Ghassan Abu Ramadan, 66 ans, récupère encore des blessures qu’il a subies lors du bombardement de la tour Palestine en 2022.
Lors de ce bombardement, quatre membres de sa famille ont été gravement blessés. Abu Ramadan est resté huit jours en soins intensifs ; sa femme y est restée 30 jours.
Il venait tout juste de recevoir une aide financière pour reconstruire son appartement et était censé commencer les réparations bientôt.
M. Abu Ramadan et sa famille de six personnes regardaient la télévision dans leur logement provisoire lorsqu’ils ont appris qu’Israël allait à nouveau bombarder la tour.
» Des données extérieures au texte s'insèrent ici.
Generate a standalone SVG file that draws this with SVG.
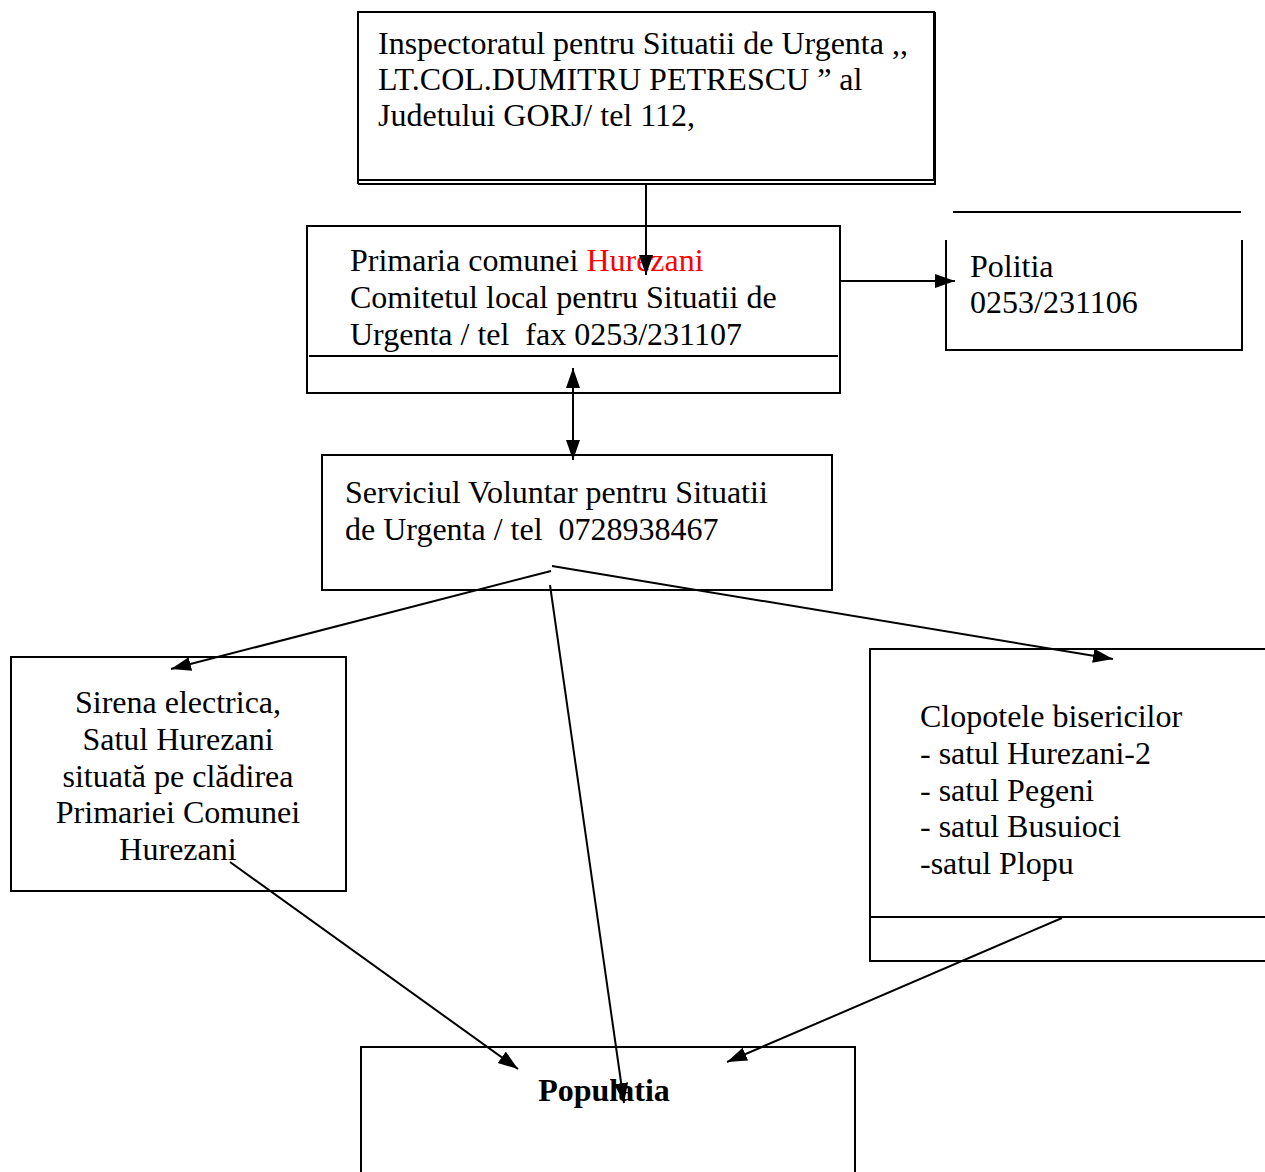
<svg xmlns="http://www.w3.org/2000/svg" width="1265" height="1172" viewBox="0 0 1265 1172">
<style>
.b{fill:none;stroke:#000;stroke-width:2}
.t{font-family:"Liberation Serif","Times New Roman",serif;font-size:32px;fill:#000;white-space:pre}
.c{text-anchor:middle}
.bold{font-weight:bold}
.e{fill:none;stroke:#000;stroke-width:2}
</style>
<defs>
<marker id="ah" markerUnits="userSpaceOnUse" markerWidth="22" markerHeight="16" refX="20" refY="7" orient="auto-start-reverse" viewBox="0 0 22 16">
<path d="M0,0 L20,7 L0,14 z" fill="#000"/>
</marker>
</defs>
<rect width="1265" height="1172" fill="#fff"/>
<g id="isu">
<rect class="b" x="358" y="12" width="576" height="168"/>
<line class="b" x1="358" y1="184" x2="936" y2="184"/>
<line class="b" x1="935" y1="12" x2="935" y2="184"/>
<line class="b" x1="358" y1="180" x2="358" y2="184"/>
<text class="t" x="378" y="54">Inspectoratul pentru Situatii de Urgenta ,,</text>
<text class="t" x="378" y="90">LT.COL.DUMITRU PETRESCU ” al</text>
<text class="t" x="378" y="126">Judetului GORJ/ tel 112,</text>
</g>
<g id="primaria">
<rect class="b" x="307" y="226" width="533" height="167"/>
<line class="b" x1="309" y1="356" x2="838" y2="356"/>
<text class="t" x="350" y="271">Primaria comunei <tspan fill="#ff0000">Hurezani</tspan></text>
<text class="t" x="350" y="308">Comitetul local pentru Situatii de</text>
<text class="t" x="350" y="345" xml:space="preserve">Urgenta / tel  fax 0253/231107</text>
</g>
<g id="politia">
<line class="b" x1="953" y1="212" x2="1241" y2="212"/>
<path class="b" d="M946,240 L946,350 L1242,350 L1242,240"/>
<text class="t" x="970" y="277">Politia</text>
<text class="t" x="970" y="313">0253/231106</text>
</g>
<g id="serviciul">
<rect class="b" x="322" y="455" width="510" height="135"/>
<text class="t" x="345" y="503">Serviciul Voluntar pentru Situatii</text>
<text class="t" x="345" y="540" xml:space="preserve">de Urgenta / tel  0728938467</text>
</g>
<g id="sirena">
<rect class="b" x="11" y="657" width="335" height="234"/>
<text class="t c" x="178" y="713">Sirena electrica,</text>
<text class="t c" x="178" y="750">Satul Hurezani</text>
<text class="t c" x="178" y="787">situată pe clădirea</text>
<text class="t c" x="178" y="823">Primariei Comunei</text>
<text class="t c" x="178" y="860">Hurezani</text>
</g>
<g id="clopotele">
<path class="b" d="M1266,649 L870,649 L870,961 L1266,961"/>
<line class="b" x1="870" y1="917" x2="1266" y2="917"/>
<text class="t" x="920" y="727">Clopotele bisericilor</text>
<text class="t" x="920" y="764">- satul Hurezani-2</text>
<text class="t" x="920" y="801">- satul Pegeni</text>
<text class="t" x="920" y="837">- satul Busuioci</text>
<text class="t" x="920" y="874">-satul Plopu</text>
</g>
<g id="populatia">
<path class="b" d="M361,1173 L361,1047 L855,1047 L855,1173"/>
<text class="t c bold" x="604" y="1101">Populatia</text>
</g>
<g id="connectors">
<line class="e" x1="646" y1="184" x2="646" y2="275" marker-end="url(#ah)"/>
<line class="e" x1="840" y1="281" x2="955" y2="281" marker-end="url(#ah)"/>
<line class="e" x1="573" y1="368" x2="573" y2="460" marker-start="url(#ah)" marker-end="url(#ah)"/>
<line class="e" x1="551" y1="571" x2="171" y2="669" marker-end="url(#ah)"/>
<line class="e" x1="552" y1="566" x2="1113" y2="659" marker-end="url(#ah)"/>
<line class="e" x1="550" y1="585" x2="624" y2="1103" marker-end="url(#ah)"/>
<line class="e" x1="230" y1="862" x2="518" y2="1069" marker-end="url(#ah)"/>
<line class="e" x1="1062" y1="918" x2="727" y2="1062" marker-end="url(#ah)"/>
</g>
</svg>
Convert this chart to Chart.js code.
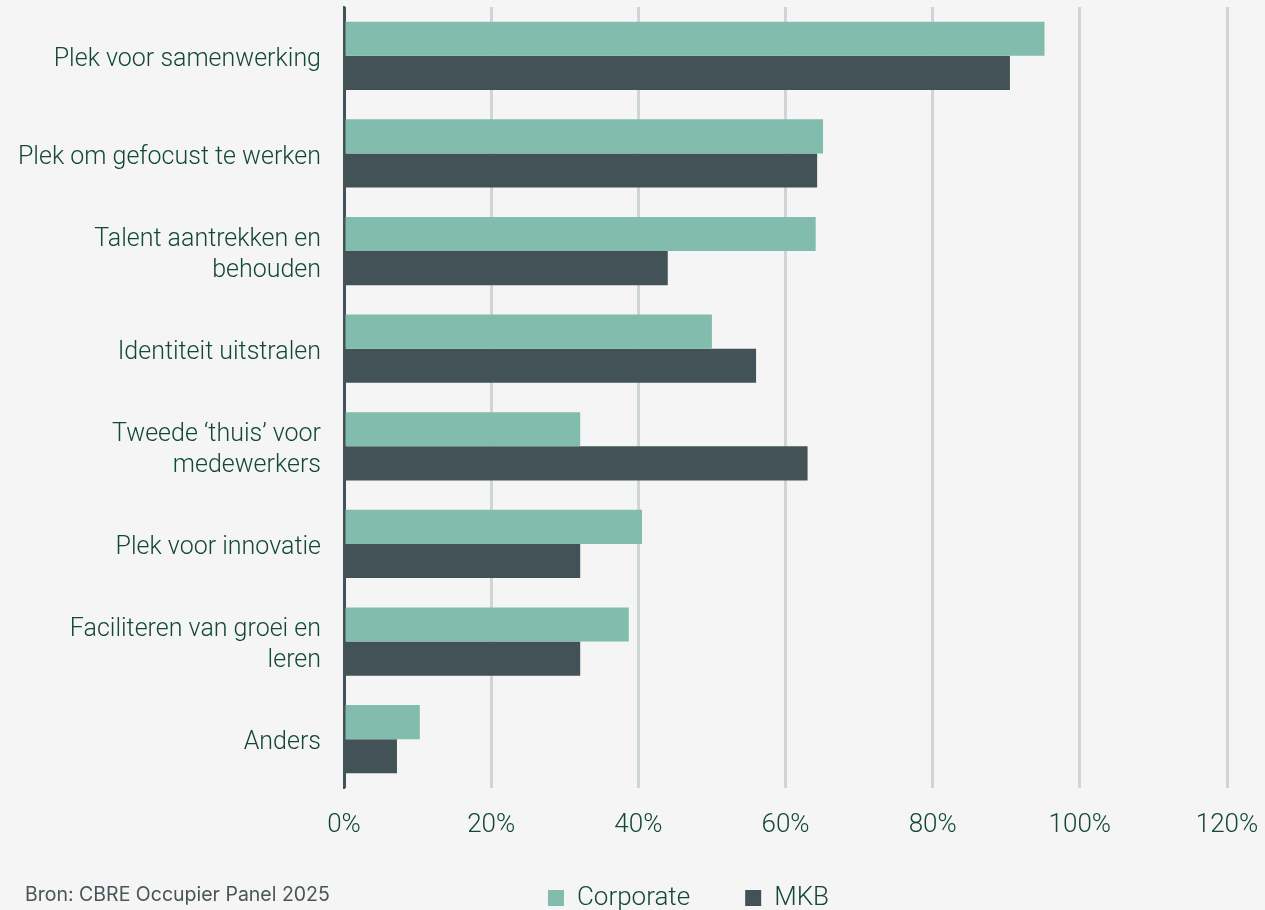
<!DOCTYPE html>
<html lang="nl">
<head>
  <meta charset="UTF-8">
  <script src="https://cdn.jsdelivr.net/npm/chart.js"></script>
  <title>Rol van het kantoor</title>
  <style>
    html, body { margin: 0; padding: 0; background: #f5f5f5; }
    #wrap { position: relative; width: 1265px; height: 910px; }
    #bron { position: absolute; left: 25px; top: 882px; font: 19.5px "Inter", "Roboto", sans-serif; color: #4a5558; }
  </style>
</head>
<body>
  <div id="wrap">
    <canvas id="myChart" width="1265" height="910"></canvas>
    <div id="bron">Bron: CBRE Occupier Panel 2025</div>
  </div>

  <script>
    // categorieen en percentages per groep
    const labels = [
      'Plek voor samenwerking',
      'Plek om gefocust te werken',
      ['Talent aantrekken en', 'behouden'],
      'Identiteit uitstralen',
      ['Tweede \u2018thuis\u2019 voor', 'medewerkers'],
      'Plek voor innovatie',
      ['Faciliteren van groei en', 'leren'],
      'Anders'
    ];
    const corporate = [95.2, 65.1, 64.1, 50.0, 32.1, 40.5, 38.7, 10.3];
    const mkb = [90.5, 64.3, 44.0, 56.0, 63.0, 32.1, 32.1, 7.2];
    const tickValues = [0, 20, 40, 60, 80, 100, 120];

    const green = '#12473a';
    const font = 'Roboto';

    // legenda iets lager en naar rechts zetten
    const legendShift = {
      id: 'legendShift',
      afterLayout(chart) {
        const lg = chart.legend;
        const pad = lg.options.labels.padding;
        const newTop = 897 - pad - 12;
        lg.bottom += newTop - lg.top;
        lg.top = newTop;
        lg.left += 56;
        lg.right += 56;
      }
    };

    const myChart = new Chart(document.getElementById('myChart'), {
      type: 'bar',
      data: {
        labels: labels,
        datasets: [{
          label: 'Corporate',
          backgroundColor: '#82bcad',
          data: corporate
        }, {
          label: 'MKB',
          backgroundColor: '#435256',
          data: mkb
        }]
      },
      options: {
        indexAxis: 'y',
        responsive: false,
        animation: false,
        // legenda is 26 + 55 + 10 hoog, x-as 60: onderkant plot op 788
        layout: { padding: { top: 7, right: 0, left: 0, bottom: -29 } },
        datasets: { bar: { categoryPercentage: 0.7, barPercentage: 1.0 } },
        scales: {
          x: {
            min: 0, max: 120,
            afterBuildTicks: (scale) => { scale.ticks = tickValues.map(v => ({ value: v })); },
            ticks: {
              color: green,
              font: { family: font, size: 26, weight: 300 },
              padding: 22,
              callback: (v) => v + '%'
            },
            grid: {
              color: (ctx) => ctx.tick && ctx.tick.value === 0 ? '#435256' : '#cfd5d5',
              lineWidth: 3,
              drawTicks: false
            },
            border: { display: false },
            afterFit: (scale) => {
              scale.height = 60;
              scale.paddingLeft = 0;
              scale.paddingRight = 38;
            }
          },
          y: {
            ticks: {
              color: green,
              font: { family: font, size: 25, weight: 300, lineHeight: 1.25 },
              padding: 15,
              labelOffset: 4
            },
            grid: { display: false },
            border: { display: true, color: '#435256', width: 2 },
            afterFit: (scale) => {
              scale.width = 344;
              scale.paddingTop = 0;
              scale.paddingBottom = 0;
            }
          }
        },
        plugins: {
          legend: {
            position: 'bottom',
            labels: {
              color: green,
              font: { family: font, size: 26, weight: 300 },
              boxWidth: 16,
              boxHeight: 16,
              padding: 55
            }
          },
          tooltip: { enabled: false }
        }
      },
      plugins: [legendShift]
    });
  </script>
</body>
</html>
« Lorsque nous avons vu la tour s’effondrer, nous avons été extrêmement tristes. Je vis dans cette tour depuis 1995. C’est là que j’ai construit tous mes souvenirs. C’était très douloureux », a-t-il déclaré à Middle East Eye.
« L’armée israélienne veut nous faire souffrir. Elle veut que nous vivions dans le chaos. Il y avait 82 familles qui vivaient dans la tour. Aujourd’hui, les 82 familles sont sans abri. Si l’armée israélienne veut s’en prendre à la résistance, elle peut le faire, mais c’est nous qu’elle a pris pour cible. »
Il est décourageant, selon Abu Ramadan, de voir l’Occident se contenter d’exprimer son soutien aux civils israéliens touchés par les violences de ces derniers jours.
« Le monde a laissé Gaza sans solution. L’Occident soutient fortement Israël et a besoin de lui, et l’Occident nous laisse sans abri ni espoir. Des milliers de résolutions internationales ont été adoptées contre Israël, mais aucune d’entre elles n’a été mise en œuvre », a-t-il déclaré.